A YouTube video, website, and book titled "Generation We" offer up a paean to the promise of the under-30 generation, which will be more numerous than the Baby Boomers who are their parents and grandparents. Boomers screwed up big time, but "Generation We" will tidy the mess.

This cohort has plenty of challenges to face—peak oil, climate chaos, economic collapse, the end of economic growth. And their Facebook skills may not prepare them especially well for the tasks that await them—growing food without chemical fertilizers or diesel fuel for tractors, keeping warm in the winter without natural gas, keeping the computers running without spare parts or reliable electricity.

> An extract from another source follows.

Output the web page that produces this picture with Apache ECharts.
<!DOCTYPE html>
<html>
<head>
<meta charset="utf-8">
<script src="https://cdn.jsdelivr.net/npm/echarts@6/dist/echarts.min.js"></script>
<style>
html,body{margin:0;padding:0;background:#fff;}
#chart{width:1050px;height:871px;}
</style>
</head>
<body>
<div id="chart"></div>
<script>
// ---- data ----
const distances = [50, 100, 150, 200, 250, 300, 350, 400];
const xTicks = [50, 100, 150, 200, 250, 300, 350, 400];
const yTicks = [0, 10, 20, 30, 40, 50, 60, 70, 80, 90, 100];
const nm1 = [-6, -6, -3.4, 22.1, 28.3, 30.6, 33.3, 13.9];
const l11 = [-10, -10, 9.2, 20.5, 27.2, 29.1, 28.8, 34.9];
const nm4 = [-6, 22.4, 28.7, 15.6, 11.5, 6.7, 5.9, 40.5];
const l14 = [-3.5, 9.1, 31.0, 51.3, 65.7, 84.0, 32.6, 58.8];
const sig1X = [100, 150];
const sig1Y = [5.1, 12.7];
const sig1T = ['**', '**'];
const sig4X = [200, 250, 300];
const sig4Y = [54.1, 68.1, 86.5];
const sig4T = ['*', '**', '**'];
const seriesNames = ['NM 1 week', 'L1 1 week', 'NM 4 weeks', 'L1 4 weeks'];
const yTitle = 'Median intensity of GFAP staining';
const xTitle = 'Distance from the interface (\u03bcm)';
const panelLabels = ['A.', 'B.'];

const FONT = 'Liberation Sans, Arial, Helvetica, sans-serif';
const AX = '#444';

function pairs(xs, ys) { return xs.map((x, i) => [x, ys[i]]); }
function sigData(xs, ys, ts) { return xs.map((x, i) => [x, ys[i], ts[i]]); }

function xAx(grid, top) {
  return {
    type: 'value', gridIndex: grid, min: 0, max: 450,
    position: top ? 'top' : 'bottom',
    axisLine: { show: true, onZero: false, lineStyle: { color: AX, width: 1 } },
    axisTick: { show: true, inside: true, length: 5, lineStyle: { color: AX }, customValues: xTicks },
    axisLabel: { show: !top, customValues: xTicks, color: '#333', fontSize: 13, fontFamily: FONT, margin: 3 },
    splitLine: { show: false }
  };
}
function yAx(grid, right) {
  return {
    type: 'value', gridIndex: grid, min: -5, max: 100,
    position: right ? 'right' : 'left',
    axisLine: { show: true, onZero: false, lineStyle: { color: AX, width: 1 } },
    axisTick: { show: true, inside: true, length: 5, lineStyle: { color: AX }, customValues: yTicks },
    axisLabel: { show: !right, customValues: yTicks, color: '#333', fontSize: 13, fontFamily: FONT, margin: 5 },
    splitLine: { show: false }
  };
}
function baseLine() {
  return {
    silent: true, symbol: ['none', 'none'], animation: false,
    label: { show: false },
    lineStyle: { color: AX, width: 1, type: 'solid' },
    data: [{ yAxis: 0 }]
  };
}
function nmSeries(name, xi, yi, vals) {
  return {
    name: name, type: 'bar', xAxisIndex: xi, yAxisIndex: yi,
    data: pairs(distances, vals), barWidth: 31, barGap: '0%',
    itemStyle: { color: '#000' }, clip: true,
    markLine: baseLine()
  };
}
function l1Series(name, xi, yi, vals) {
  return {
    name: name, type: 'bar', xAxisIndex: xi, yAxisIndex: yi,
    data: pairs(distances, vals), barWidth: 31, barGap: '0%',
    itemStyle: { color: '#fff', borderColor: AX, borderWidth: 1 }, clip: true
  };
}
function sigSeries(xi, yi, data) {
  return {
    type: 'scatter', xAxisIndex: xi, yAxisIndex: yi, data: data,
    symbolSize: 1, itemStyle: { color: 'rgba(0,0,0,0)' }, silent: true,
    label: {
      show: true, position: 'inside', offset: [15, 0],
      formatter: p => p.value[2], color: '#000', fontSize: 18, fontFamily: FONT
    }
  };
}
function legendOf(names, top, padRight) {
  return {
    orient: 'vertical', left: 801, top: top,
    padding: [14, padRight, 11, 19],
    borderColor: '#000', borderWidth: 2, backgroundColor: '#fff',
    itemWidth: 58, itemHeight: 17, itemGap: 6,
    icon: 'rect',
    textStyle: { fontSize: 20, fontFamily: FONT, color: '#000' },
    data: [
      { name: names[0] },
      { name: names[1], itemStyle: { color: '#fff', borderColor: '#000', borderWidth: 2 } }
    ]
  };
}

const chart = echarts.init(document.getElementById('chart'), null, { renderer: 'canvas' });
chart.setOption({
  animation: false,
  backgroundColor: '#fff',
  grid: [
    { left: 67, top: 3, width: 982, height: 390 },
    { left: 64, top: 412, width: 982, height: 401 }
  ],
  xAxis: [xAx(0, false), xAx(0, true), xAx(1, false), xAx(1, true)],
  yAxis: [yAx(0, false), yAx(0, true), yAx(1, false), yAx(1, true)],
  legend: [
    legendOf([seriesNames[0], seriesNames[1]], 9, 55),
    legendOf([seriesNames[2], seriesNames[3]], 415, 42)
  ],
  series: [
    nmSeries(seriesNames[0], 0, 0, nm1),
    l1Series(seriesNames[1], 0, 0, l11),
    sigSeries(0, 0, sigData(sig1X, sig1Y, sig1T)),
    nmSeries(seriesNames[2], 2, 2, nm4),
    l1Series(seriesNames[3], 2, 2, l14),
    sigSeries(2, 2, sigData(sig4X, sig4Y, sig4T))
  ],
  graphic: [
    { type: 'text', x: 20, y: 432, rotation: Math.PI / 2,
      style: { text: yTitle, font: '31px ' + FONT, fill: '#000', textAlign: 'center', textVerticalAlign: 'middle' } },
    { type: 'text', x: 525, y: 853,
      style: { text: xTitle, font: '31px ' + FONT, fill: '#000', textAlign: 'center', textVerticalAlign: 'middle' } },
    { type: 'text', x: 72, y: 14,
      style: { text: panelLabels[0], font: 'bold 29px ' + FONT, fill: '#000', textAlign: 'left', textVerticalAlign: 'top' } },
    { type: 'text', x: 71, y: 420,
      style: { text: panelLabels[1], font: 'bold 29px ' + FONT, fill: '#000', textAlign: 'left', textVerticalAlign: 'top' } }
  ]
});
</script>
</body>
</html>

Nevertheless, their evident willingness (according to the YouTube video) to grapple with the energy transition as a first priority is heartening. The Green New Deal will need millions of young people willing to learn skills related to energy production and efficiency, and to engage in basic productive tasks like farming. And millions of those young people are going to need work as the economy shrinks.

It seems like a good fit.

It could be argued that the video and book were baked from a recipe of two cups PR for every tablespoon of real demographic research. Nevertheless, even though the willingness and ability of "Generation We" to engage in the energy transition has likely been overstated, that may be a good thing. If the Green New Deal is going to succeed, it will require effective PR efforts to motivate the citizenry to apply themselves to new and different tasks, to cooperate, and to sacrifice. If the next generation is to survive, it needs to see itself as having a historic mission to accomplish.

In short, even though some may find this kind of material a bit hokey or manipulative or unrealistically hope-inspiring, it's needed. But the next installments must go further than fuzzy, feel-good sentiments and begin to orient "Generation We" to the kinds of practical tasks they must take up.


This will be the next Greatest Generation despite the narcissistic profligacy of the self-obsessed and stunted adolescence of the Baby Boomers. They have all my support.